------ Input

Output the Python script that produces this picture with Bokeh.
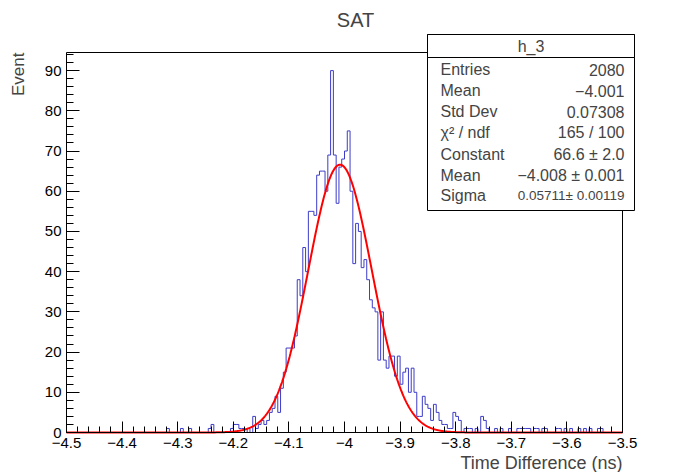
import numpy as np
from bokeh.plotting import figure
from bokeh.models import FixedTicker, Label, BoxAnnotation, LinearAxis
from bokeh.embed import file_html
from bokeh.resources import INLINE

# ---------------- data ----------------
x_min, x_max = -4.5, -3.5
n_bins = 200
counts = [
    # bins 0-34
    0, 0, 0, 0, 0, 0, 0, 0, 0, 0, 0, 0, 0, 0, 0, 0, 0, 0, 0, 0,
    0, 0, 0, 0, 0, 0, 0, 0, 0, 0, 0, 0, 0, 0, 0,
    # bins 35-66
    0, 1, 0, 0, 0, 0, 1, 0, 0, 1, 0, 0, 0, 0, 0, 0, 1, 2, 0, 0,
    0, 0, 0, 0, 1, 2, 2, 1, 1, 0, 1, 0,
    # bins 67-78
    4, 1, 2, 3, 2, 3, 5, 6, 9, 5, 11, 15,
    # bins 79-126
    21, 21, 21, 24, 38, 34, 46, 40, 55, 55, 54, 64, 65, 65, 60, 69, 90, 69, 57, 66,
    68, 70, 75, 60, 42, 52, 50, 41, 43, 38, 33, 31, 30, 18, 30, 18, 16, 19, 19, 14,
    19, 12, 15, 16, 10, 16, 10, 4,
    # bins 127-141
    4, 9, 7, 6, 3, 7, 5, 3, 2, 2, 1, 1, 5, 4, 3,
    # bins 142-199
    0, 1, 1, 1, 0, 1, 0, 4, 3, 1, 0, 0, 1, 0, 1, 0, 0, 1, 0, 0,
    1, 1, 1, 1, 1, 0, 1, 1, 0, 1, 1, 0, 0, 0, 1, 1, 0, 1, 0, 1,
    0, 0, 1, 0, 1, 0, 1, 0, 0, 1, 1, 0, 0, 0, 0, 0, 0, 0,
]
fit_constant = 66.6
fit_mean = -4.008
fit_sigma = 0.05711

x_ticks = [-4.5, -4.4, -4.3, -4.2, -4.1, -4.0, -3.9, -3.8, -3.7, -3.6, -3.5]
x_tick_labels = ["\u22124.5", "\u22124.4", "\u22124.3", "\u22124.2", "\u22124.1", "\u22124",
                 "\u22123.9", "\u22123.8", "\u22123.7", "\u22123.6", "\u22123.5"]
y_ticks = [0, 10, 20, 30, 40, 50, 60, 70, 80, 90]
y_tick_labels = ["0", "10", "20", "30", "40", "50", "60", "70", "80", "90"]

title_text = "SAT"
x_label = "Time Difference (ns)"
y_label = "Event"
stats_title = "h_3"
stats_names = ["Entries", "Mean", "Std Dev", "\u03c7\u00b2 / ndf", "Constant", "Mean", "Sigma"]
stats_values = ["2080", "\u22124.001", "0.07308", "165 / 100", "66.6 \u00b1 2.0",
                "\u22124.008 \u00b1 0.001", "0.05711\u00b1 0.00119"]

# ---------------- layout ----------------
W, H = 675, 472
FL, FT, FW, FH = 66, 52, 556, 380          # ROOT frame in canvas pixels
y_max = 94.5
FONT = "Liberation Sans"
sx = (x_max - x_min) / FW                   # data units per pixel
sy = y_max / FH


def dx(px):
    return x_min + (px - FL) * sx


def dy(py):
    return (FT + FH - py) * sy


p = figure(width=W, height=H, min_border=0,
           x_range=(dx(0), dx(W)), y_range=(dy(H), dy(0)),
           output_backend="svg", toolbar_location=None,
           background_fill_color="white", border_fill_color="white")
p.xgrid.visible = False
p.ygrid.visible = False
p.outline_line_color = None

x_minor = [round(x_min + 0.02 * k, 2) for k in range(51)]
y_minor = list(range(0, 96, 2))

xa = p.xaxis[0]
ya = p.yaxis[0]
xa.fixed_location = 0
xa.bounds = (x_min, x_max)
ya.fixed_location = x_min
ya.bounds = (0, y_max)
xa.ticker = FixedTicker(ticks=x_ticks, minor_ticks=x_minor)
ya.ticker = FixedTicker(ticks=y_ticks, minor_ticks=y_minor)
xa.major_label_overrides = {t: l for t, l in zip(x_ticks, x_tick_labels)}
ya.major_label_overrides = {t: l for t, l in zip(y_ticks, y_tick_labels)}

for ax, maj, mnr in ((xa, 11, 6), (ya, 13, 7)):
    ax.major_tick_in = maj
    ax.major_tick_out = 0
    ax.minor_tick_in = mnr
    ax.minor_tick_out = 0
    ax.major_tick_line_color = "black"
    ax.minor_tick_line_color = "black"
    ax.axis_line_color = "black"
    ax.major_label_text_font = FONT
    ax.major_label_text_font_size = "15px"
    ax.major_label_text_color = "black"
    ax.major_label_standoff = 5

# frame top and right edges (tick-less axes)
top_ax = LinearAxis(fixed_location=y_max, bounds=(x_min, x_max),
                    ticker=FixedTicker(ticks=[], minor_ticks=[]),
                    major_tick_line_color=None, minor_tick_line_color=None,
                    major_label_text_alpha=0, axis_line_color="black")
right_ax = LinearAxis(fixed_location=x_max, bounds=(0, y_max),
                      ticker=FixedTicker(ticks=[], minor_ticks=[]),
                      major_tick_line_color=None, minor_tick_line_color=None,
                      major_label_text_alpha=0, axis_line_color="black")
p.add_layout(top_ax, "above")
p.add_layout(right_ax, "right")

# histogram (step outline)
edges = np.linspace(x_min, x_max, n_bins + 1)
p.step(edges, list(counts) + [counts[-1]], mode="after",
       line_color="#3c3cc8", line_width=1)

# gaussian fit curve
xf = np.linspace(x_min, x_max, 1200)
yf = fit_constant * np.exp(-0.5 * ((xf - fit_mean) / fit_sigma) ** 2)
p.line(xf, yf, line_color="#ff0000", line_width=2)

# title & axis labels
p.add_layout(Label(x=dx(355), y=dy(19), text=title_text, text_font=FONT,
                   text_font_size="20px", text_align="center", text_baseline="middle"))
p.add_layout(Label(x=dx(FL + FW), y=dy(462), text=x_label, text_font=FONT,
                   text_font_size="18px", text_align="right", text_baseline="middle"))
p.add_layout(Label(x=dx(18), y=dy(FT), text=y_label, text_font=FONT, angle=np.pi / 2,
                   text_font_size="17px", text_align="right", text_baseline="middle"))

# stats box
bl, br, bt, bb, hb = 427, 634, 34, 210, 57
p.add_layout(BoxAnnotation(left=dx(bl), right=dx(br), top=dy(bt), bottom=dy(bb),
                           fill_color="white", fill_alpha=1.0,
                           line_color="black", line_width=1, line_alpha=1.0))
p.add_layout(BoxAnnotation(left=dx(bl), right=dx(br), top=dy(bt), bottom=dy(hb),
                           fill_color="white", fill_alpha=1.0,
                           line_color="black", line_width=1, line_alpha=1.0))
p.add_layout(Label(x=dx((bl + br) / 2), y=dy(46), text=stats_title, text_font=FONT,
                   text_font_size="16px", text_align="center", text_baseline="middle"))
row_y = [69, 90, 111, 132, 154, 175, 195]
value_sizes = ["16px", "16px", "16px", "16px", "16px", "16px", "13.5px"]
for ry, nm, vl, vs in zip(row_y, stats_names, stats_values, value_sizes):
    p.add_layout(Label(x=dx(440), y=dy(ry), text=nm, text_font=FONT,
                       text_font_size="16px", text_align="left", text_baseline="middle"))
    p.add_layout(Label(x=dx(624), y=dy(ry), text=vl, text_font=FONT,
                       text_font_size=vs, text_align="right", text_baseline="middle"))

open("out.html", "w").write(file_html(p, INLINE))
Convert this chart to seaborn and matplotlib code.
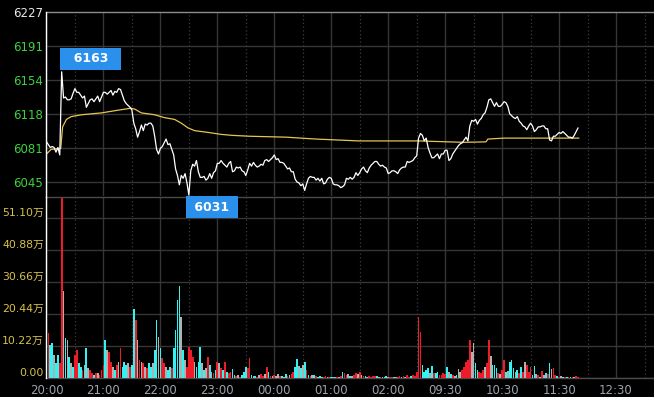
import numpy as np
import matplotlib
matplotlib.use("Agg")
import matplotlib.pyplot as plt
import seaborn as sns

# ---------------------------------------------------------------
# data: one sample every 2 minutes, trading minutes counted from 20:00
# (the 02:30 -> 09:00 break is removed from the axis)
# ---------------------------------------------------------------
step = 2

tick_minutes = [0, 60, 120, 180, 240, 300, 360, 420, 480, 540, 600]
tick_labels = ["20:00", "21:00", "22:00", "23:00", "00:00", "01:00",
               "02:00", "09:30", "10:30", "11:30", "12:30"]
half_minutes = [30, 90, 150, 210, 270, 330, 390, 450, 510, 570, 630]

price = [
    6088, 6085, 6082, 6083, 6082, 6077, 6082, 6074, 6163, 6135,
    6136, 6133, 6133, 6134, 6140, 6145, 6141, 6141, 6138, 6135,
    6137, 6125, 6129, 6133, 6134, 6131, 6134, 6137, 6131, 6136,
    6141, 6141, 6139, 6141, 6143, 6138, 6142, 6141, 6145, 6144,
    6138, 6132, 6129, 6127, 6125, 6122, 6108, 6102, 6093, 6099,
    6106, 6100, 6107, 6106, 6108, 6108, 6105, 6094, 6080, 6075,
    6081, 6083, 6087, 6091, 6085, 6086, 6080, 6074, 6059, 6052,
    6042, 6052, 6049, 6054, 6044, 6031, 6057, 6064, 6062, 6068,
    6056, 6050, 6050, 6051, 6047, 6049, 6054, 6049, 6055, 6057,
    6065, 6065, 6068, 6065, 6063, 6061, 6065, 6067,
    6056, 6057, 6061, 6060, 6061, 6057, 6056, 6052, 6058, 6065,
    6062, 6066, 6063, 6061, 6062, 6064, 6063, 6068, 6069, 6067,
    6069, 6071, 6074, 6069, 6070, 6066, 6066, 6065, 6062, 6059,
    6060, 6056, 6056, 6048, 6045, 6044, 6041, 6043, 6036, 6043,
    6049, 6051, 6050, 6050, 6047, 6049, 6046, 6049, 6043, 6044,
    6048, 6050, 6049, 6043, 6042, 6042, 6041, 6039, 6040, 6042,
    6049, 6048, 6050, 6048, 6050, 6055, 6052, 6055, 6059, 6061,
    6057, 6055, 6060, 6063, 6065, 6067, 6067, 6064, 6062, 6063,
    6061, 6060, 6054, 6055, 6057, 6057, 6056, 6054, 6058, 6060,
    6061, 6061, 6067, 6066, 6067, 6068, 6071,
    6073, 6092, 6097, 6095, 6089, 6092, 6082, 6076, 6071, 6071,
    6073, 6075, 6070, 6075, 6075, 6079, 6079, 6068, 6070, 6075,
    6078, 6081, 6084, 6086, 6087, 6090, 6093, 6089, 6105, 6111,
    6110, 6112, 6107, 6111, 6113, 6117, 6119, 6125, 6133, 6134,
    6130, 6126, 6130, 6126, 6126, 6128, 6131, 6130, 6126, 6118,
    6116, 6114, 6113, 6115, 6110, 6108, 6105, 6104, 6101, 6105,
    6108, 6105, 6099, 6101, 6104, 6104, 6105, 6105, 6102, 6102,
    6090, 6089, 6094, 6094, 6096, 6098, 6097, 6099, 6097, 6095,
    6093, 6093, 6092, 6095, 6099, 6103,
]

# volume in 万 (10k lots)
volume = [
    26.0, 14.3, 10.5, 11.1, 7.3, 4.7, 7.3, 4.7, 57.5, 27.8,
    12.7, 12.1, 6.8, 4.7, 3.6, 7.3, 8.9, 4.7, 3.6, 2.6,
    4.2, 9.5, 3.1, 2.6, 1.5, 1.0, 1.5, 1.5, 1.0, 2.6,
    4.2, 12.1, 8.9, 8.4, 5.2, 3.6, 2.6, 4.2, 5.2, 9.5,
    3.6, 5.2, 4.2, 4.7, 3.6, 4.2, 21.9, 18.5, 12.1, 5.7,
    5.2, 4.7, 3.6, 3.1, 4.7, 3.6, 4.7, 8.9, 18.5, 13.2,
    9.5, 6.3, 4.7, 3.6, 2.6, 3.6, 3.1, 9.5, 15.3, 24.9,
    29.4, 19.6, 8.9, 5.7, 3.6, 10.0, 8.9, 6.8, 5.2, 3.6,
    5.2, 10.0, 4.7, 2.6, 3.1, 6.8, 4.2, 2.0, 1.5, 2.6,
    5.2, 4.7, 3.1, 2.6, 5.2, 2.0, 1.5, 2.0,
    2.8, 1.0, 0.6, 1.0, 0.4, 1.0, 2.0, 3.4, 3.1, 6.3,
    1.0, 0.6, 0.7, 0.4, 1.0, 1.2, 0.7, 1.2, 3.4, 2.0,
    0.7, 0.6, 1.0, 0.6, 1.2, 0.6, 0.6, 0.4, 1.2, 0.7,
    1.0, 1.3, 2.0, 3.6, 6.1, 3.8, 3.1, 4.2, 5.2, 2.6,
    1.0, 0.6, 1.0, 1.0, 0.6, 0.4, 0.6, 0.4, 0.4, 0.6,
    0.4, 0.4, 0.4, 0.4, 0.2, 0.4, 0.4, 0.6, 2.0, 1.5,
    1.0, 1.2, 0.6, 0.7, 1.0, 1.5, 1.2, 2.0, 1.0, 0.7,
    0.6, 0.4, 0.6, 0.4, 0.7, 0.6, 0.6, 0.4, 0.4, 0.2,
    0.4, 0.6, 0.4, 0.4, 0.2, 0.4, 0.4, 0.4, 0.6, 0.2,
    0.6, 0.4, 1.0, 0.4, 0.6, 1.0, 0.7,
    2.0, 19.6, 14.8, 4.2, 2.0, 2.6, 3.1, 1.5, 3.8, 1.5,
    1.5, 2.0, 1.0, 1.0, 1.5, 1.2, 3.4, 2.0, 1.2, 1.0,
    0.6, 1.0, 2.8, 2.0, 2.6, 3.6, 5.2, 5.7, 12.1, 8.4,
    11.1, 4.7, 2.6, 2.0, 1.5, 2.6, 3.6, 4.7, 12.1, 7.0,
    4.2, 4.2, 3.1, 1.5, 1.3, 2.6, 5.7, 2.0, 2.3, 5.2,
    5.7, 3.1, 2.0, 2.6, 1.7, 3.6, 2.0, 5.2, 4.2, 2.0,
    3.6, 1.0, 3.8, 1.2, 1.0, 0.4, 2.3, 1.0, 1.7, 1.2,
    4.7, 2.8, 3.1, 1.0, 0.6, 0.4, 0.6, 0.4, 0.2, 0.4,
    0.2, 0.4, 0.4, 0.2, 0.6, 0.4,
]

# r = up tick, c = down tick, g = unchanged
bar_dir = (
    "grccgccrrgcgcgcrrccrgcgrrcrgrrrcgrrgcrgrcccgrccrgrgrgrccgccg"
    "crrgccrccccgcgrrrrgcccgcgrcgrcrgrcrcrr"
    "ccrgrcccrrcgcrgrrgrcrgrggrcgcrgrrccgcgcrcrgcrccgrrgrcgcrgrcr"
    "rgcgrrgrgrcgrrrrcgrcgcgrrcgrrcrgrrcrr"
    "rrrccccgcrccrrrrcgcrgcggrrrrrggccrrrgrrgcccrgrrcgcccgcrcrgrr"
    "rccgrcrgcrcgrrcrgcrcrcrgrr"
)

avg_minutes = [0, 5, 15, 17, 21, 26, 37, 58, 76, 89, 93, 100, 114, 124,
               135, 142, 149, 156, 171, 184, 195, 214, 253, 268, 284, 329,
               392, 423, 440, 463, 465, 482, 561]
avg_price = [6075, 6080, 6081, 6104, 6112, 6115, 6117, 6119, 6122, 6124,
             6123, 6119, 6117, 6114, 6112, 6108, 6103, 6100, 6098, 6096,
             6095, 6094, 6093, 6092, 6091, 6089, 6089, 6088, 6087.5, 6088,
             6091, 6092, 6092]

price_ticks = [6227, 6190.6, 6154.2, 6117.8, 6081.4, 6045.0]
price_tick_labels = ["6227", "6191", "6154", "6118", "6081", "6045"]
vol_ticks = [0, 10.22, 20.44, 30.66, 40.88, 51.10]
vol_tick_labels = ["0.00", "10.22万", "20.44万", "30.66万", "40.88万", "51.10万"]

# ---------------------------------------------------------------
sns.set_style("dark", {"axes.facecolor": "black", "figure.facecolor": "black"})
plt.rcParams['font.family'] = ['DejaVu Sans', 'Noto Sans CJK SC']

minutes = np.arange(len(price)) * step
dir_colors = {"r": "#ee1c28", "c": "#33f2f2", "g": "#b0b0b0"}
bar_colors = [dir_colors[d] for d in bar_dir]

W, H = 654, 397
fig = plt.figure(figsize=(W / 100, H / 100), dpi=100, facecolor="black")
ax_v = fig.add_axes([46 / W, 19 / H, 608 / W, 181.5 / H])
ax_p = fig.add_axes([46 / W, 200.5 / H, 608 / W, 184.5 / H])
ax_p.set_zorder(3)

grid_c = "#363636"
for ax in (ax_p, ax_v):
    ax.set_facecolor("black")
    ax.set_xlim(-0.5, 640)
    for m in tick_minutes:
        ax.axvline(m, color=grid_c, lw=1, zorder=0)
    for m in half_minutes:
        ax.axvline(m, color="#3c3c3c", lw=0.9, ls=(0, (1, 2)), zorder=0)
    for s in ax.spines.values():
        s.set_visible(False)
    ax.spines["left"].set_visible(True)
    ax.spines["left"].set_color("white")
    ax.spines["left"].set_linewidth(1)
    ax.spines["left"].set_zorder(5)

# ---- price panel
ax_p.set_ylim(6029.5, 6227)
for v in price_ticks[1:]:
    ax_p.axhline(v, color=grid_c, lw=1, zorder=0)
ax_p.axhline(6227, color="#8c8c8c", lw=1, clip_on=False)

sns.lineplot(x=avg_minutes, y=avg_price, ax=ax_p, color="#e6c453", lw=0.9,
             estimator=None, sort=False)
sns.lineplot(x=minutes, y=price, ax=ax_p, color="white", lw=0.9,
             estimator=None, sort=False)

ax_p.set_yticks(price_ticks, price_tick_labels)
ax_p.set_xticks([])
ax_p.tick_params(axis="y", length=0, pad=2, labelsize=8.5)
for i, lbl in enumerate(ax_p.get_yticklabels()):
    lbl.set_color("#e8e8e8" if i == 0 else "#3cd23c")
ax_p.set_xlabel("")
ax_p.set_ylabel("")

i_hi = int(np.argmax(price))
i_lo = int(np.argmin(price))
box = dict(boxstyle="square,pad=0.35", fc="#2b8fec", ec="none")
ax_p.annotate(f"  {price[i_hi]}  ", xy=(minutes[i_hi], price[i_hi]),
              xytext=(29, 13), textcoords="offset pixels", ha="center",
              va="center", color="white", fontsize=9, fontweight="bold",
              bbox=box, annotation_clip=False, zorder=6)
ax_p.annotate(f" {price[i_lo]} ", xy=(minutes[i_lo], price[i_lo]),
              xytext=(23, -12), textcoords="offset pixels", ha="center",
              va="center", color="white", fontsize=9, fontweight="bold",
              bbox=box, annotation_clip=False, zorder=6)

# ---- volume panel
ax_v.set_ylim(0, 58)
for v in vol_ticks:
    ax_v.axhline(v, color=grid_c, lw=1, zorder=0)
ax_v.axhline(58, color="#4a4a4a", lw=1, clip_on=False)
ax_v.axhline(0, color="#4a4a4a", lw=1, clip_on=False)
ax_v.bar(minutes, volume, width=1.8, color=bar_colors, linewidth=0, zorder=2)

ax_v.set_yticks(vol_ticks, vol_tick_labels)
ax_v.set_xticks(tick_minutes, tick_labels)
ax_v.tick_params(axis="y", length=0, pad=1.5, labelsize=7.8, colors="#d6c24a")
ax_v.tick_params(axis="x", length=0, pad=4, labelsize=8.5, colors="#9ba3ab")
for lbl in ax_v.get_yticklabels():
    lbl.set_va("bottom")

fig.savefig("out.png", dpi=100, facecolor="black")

------------

◆ **Task requirements**: Include the first line of the records, the line containing "from bokeh.resources import INLINE", and every line between them, repeated exactly. Skip the pictures.

◆ **The answer**:
Output the Python script that produces this picture with Bokeh.
import numpy as np
from bokeh.plotting import figure
from bokeh.models import FixedTicker, Label, BoxAnnotation, LinearAxis
from bokeh.embed import file_html
from bokeh.resources import INLINE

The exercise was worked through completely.